I just have a problem, i wanna run the saved model and run that with generate function of hugging face, the generate functions gives this opportunity to use num_return_sequences and max_len of generated output

it’s the code i use to run saved model with generate() hugging face but it returns trash reply and not a true response! I.e for summerizing this below text:

getSummary("With your permission we and our partners may use precise geolocation
data and identification through device scanning. You may click to consent to our
and our partners’ processing as described above. Alternatively you may access more
detailed information and change your preferences before consenting or to refuse consenting.")
the getSummary returns something like this:
We may use geolocation data through device scanning

but when i use the generate function of hugging face, the code is as below:

text=‘’‘With your permission we and our partners may use precise geolocation data and identification through device scanning. You may click to consent to our and our partners’ processing as described above. Alternatively you may access more detailed information and change your preferences before consenting or to refuse consenting.’‘’

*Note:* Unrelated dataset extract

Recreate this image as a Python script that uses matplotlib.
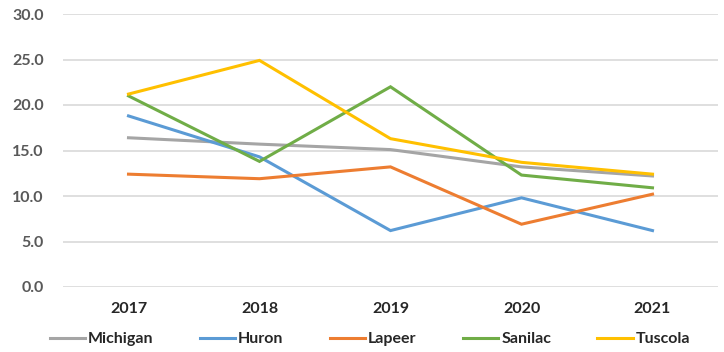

`tokenizer = T5Tokenizer.from_pretrained('t5-small')
model0 = TFT5ForConditionalGeneration.from_pretrained(to_directory)
inputs = tokenizer([text], return_tensors="tf")
generated = model0.generate(**inputs,decoder_start_token_id=tokenizer.pad_token_id,do_sample=True)

print("Sampling output: ", tokenizer.decode(generated[0]))`

the output is trash like this: Sampling output: kurz Upholster Month citoyenjohnpointviousgren suppression awful Tommy Partners animaux Certain temptationanischadenCenterani FUN awful partager Lexington Ãœb

it generate output but output is trash and no mean! if i tray model.generate() without this decoder_start_token_id=tokenizer.pad_token_id

generated = model.generate(**inputs,do_sample=True) it reurns an error as: decoder_start_token_id or bos_token_id has to be defined for encoder-decoder generation

is there any solotion to lead model.generate() return true reply?

by the way start and end tokens are as below;

print(end_token,tokenizer.eos_token_id)# 1 print(start_token,tokenizer.pad_token_id)# 1 any solutions? much obliged


i tried multiple ways but it did not work at all?
so smart one has any idea?

Hi @saratayylor :wave:

In general, a model returning garbage output is a sign of a distribution shift, i.e., you are trying to make the model do something it was not trained for. It can be due to other reasons, but this would be the most common cause by far.

In the script you shared, the model is loaded from a directory (model0 = TFT5ForConditionalGeneration.from_pretrained(to_directory)), so I can’t confirm that distribution shift is the problem.

Nevertheless, I’d recommend starting with baby steps! :hugs: The pretrained T5 models are already prepared to do summarization (see here for an example). Try using a pretrained model with your inputs and, if needed, fine-tune it. If the pre-trained model is working fine and the fine-tuned is not, then you can be sure that the problem resides in the fine-tuning procedure.

hi thanks for your reply but it solved nothing!
could you offer a solution that work?
thanks do much